GOP agenda might disappoint voters

Attacking Democrats can hurt

The GOP is preparing its agenda, according to an Associated Press article. Its main plan is “to cut spending, roll back President Barack Obama’s health care overhaul and prevent unelected bureaucrats from expanding the government’s role in society through regulations that tell people what they must or can’t do.”

Along with that, it also plans to hold more stringent investigations and hearings on “the president’s programs and policies.” The GOP felt the Democratic Committee Chairman was too lenient.

Not surprising, really. The GOP has been saying it’d do this since it realized it would get a leg up in Congress in 2010. If it could resurrect Ronald Reagan it’d faint from excitement. The anticipation would be annoying if it wasn’t so honest of them.

The problem here is the GOP may be so excited to stick it to the Democrats it may lose sight of what it’s supposed to do as elected politicians, which is represent its voters, not reverse every decision made by the previous party in office.

Possibly worse is it does’nt have a majority in both the House and the Senate. It may be able to ram things through in the House – and it probably will, even the Democrats could do it – but with the Democrats still having a narrow majority in the Senate, the gridlock results will only be worse.

Whether or not the GOP can carry through with its agenda, if it focuses too much on just its anti-Democrat agenda, the consequences could be unpleasant.

Spending cuts and the prevention of government expansion are fine goals, noble goals even.

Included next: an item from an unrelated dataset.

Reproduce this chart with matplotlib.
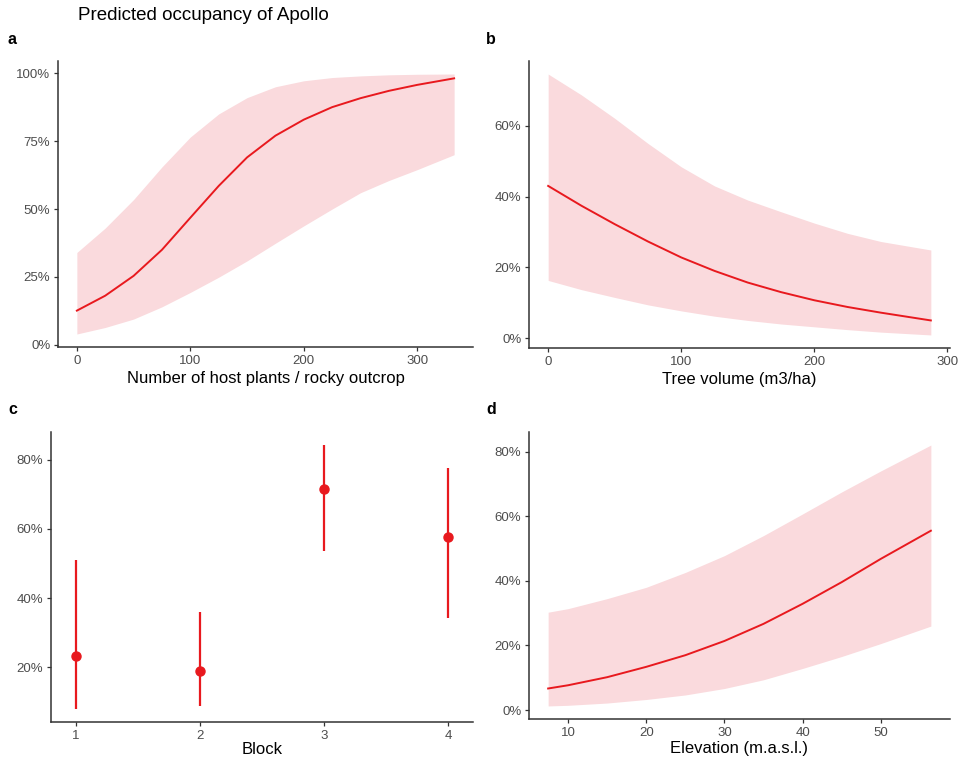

If they are done with a clear mind and with the intent of bettering the Republic, then the Republicans will prove many people wrong.

More likely, the Republicans are just going to stonewall reform and reduce various government benefits programs to meet its goals. I’m not looking forward to the fallout from trying to roll back health care change, either. It took a year to get something signed into law, and now they want to go back and hit the reset button.

Wasting time and energy on health care is not a good start to a new Congress. However, the health care reform has been called a start, not a finish. If the Republicans wanted to work on the health care reform to make it better, that’s fine.

Of course it’s unlikely they’ll see things that way. Whatever the Republicans do they must be wary. If its agenda works and betters the nation and its government, then it did a good job. If it just wants to reverse everything the Democrats did and replace it with a different vision of America, then the people and the Republicans are in trouble.
The GOP is once again in a position to prove the naysayers wrong and show America that it, as a party, can be modern and reform-minded while still adhering – however loosely – to its old-fashioned party platform. Hopefully the Republicans will see that, but more likely they’ll just prove everybody right once again.